Pertama, syarat utama adalah adanya kesepakatan dengan serikat pekerja yang beranggotakan lebih dari 50 % pekerja. Jika di pabrik tersebut terdapat lebih dari satu serikat pekerja dan tidak ada yang mencapai jumlah keanggotaan 50 %, maka serikat pekerja boleh berkoalisi. Jika tidak ada serikat pekerja, maka buruh dapat diberikan mandat oleh mayoritas buruh di pabrik tersebut.
Kedua, perusahaan mengalami kerugian selama dua tahun secara terus menerus, dan ketiga, adanya audit dari akuntan publik untuk membuktikan hal itu. Tata cara untuk melakukan penangguhan tersebut diatur secara khusus melalui Keputusan Menteri, yaitu Kepmenakertrans no. KEP.231/MEN/2003. (Baca: Apa Saja Syarat Penangguhan Upah? Buruh Harus Waspada!)
Syarat-syarat ini bukan saja mudah dipenuhi oleh pengusaha yang sebagai pemilik modal, tapi juga mudah dimanipulasi. Ketimbang negara turut campur dalam memeriksa kondisi perusahaan secara transparan, negara justru menjadikan penangguhan upah sebagai objek yang dapat diperjanjikan antara pengusaha dan buruh. Pada saat diperjanjikan inilah, manipulasi-manipulasi tersebut bermain.
Ada banyak kasus di mana pimpinan-pimpinan serikat pekerja yang justru menerima dengan mudah kesepakatan penangguhan upah dan akuntan publik menyediakan laporan keuangan sesuai dengan pesanan pengusaha. Manipulasi pengusaha ini dapat diatasi dengan transparansi keuangan perusahaan sehingga buruh dapat menganalisanya sendiri. Transparansi ini mustahil datang tanpa dituntut, olehnya itu, memerlukan serikat pekerja yang kuat.

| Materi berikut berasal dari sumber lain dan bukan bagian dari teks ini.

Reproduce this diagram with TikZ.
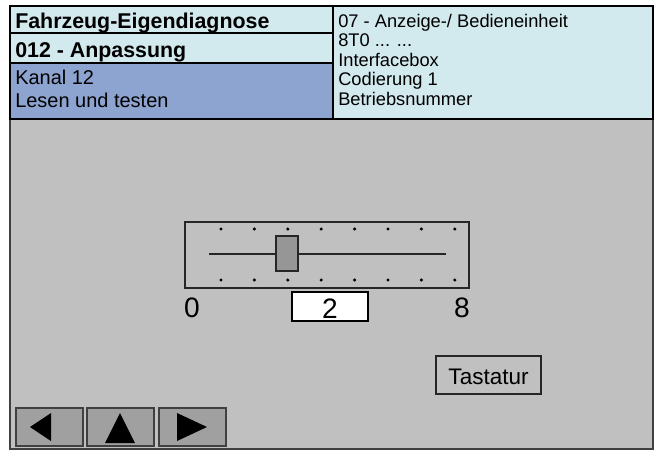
\documentclass[tikz,border=0pt]{standalone}
\usepackage{fontspec}
\setmainfont{Liberation Sans}
\usepackage{tikz}
\definecolor{kopf}{RGB}{210,233,238}
\definecolor{kanal}{RGB}{142,164,208}
\definecolor{grund}{RGB}{192,192,192}
\definecolor{taste}{RGB}{160,160,160}
\definecolor{schieber}{RGB}{150,150,150}

\begin{document}
\begin{tikzpicture}[x=0.025cm, y=0.025cm]
\tikzstyle{every node}+=[inner sep=0pt]
\tikzstyle{titel}=[anchor=base west, font=\fontsize{15.2}{18}\bfseries\selectfont]
\tikzstyle{links}=[anchor=base west, font=\fontsize{14.2}{17}\selectfont]
\tikzstyle{rechts}=[anchor=base west, font=\fontsize{13}{15}\selectfont]
\tikzstyle{ziffer}=[anchor=base, font=\fontsize{20}{22}\selectfont]
\useasboundingbox (0,0) rectangle (656,-450);
% Rahmen
\draw [black!75, line width=1.4pt, fill=grund] (10,-6) rectangle (653,-449);
% Kopfzeile
\draw [black, line width=1.2pt, fill=kopf] (10,-6) rectangle (333,-33);
\draw [black, line width=1.2pt, fill=kopf] (10,-33) rectangle (333,-63);
\draw [black, line width=1.2pt, fill=kanal] (10,-63) rectangle (333,-119);
\draw [black, line width=1.2pt, fill=kopf] (333,-6) rectangle (653,-119);
\node [titel] (diag) at (15,-28) {Fahrzeug-Eigendiagnose};
\node [titel] (anp) at (15,-57) {012 - Anpassung};
\node [links] (kanal) at (15,-84) {Kanal 12};
\node [links] (lesen) at (15,-107) {Lesen und testen};
\node [rechts] (steuer) at (338,-27) {07 - Anzeige-/ Bedieneinheit};
\node [rechts] (teil) at (338,-46.5) {8T0 ... ...};
\node [rechts] (box) at (338,-66) {Interfacebox};
\node [rechts] (cod) at (338,-85.5) {Codierung 1};
\node [rechts] (betr) at (338,-105) {Betriebsnummer};
% Schieberegler
\draw [black!85, line width=0.8pt] (185,-222) rectangle (469,-288);
\foreach \i in {0,...,7}
{
\fill [black] (221+33.4*\i,-229) circle (1.7);
\fill [black] (221+33.4*\i,-280) circle (1.7);
}
\draw [black!85, line width=1pt] (209,-254) -- (446,-254);
\draw [black!85, line width=0.8pt, fill=schieber] (276,-236) rectangle (298,-271);
\draw [black, line width=0.8pt, fill=white] (292,-292) rectangle (368,-321);
\node [ziffer] (min) at (192,-317) {0};
\node [ziffer] (wert) at (330,-318) {2};
\node [ziffer] (max) at (462,-317) {8};
% Tastatur
\draw [black!85, line width=1pt] (436,-356) rectangle (541,-394);
\node [anchor=base, font=\fontsize{16}{19}\selectfont] (tast) at (488.5,-384) {Tastatur};
% Pfeiltasten
\draw [black!75, line width=0.8pt, fill=taste] (16,-408) rectangle (83,-446);
\draw [black!75, line width=0.8pt, fill=taste] (87,-408) rectangle (154,-446);
\draw [black!75, line width=0.8pt, fill=taste] (159,-408) rectangle (226,-446);
\fill [black] (30,-427) -- (51,-413) -- (51,-441) -- cycle;
\fill [black] (120,-413) -- (135,-443) -- (105,-443) -- cycle;
\fill [black] (207,-427) -- (177,-413) -- (177,-441) -- cycle;
\end{tikzpicture}
\end{document}
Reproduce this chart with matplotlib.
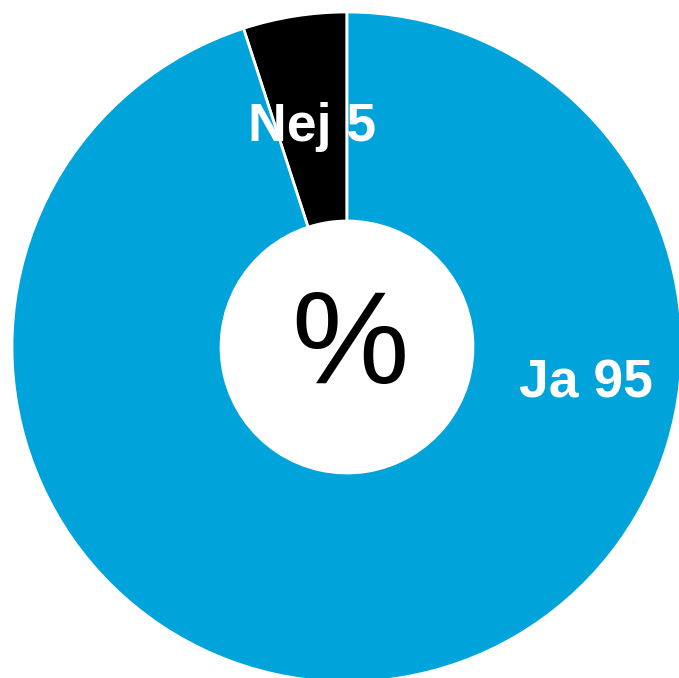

Apa itu serikat pekerja yang kuat? Bukan saja serikat pekerja yang beranggotakan sebanyak-banyaknya buruh, juga serikat pekerja yang memiliki kecakapan, kejujuran, kepemimpinan dan demokrasi yang berjalan, serta berpandangan kelas.
Kecakapan dalam mengelola pengorganisiran anggota dan massa buruh untuk mengumpulkan kekuatan dan membangun argumentasi saat berhadapan dengan pengusaha. Kejujuran dan transparansi kepada massa hanya mungkin jika demokrasi di internal untuk memperkuat kepemimpinan Mempertentangkan demokrasi (suara dari bawah) dengan kepemimpinan (komando dari atas) adalah lelucon bodoh.
Dewasa ini, banyak buruh mengagung-agungkan satu-satunya sumber kekuatan serikat dan gerakan buruh adalah komando dari atas yang dianggap “efisien” karena tanpa perdebatan. Tapi justru menghancurkan kejujuran karena kejujuran pengurus sebenarnya memerlukan kontrol dari massa yang terdidik. “Manusia adalah tempatnya salah,” demikian ungkapan terkenal, maka dari itu membutuhkan kontrol agar semakin sempurna.
Saat buruh dilarang berdebat, sebenarnya buruh sedang dilarang untuk berpikir dan belajar sebanyak-banyaknya. Penelitian membuktikan perdebatan membuat orang berpikir dan kecerdasan meningkat. Tentunya tidak sembarang argumentasi, tapi yang ilmiah, bahkan filosofis.
Kontrol terhadap pengurus hanya mungkin jika ada demokrasi dan pendidikan. Demokrasi mewadahi perbedaan dan masukan; pendidikan mempertinggi kualitas buruh. Dalam hal penangguhan upah, penting sekali bagi buruh untuk memiliki kemampuan membaca dan menganalisa buku keuangan perusahaan.